Turn This Into Your Summer Of Self-Care
Self-care may make you think bubble baths and shopping sprees, but experts say it’s really just about finding ways to support yourself. Certified health and wellness coach Amy Kurtz explains that self-care is using repetitive and consistent rituals to treat ourselves well and it’s important to help us deal with stress and burnout at work. She says it’s important to rethink the idea of how we reward ourselves, so we treat ourselves to something that’s good for us, instead of a latte with a double shot of sugar.
Self-care is different for everyone and it changes from day to day, depending on what you need at that time to care for yourself. Here are some tips from Girls' Night In, a self-care community for women, to make it easier to add self-care into your routine this summer.
- Write down nourishing things you can do anywhere, any time - Step one is figuring out what makes you feel good and how to work that into your daily routine.
- Create a morning ritual - Start your day off with some motivation by thinking of a few things in your life that you’re grateful for. It’ll set a positive tone for your whole day.

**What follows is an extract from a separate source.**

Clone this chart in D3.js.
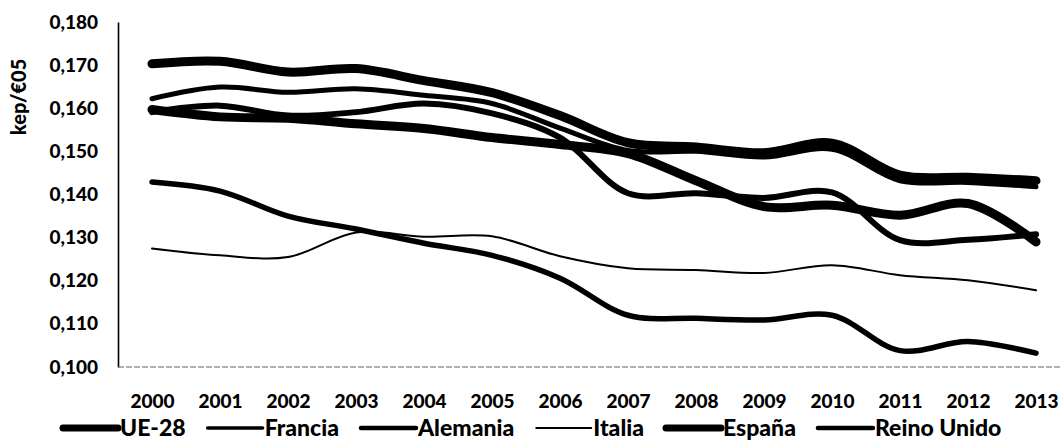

- Take a vacation … no, really - If you have vacation time, USE IT! If your budget keeps you from actually packing your bags and going away, take a quick day trip or plan an indulgent staycation instead. You’ll still get a break from the daily grind, so you’ll get the mental reset you need without the cost of a trip.
- Set boundaries and learn to say “no” - This self-care tip sounds easy, but it’s one of the most challenging. It helps to know your priorities - from excelling at work to nurturing your relationships with loved ones - so you have some clarity when you have to say “no” to something.
- Put down your phone and get outside - Set limits on how much screen time you’re willing to spend on apps in a day and stick to it. Create reminders to stop scrolling and go live your life instead.
- Grow something - Summer is the season to grow things, including tomatoes, sunflowers, and the trendy monstera plant. No room for a garden? Some small indoor plants will work just fine.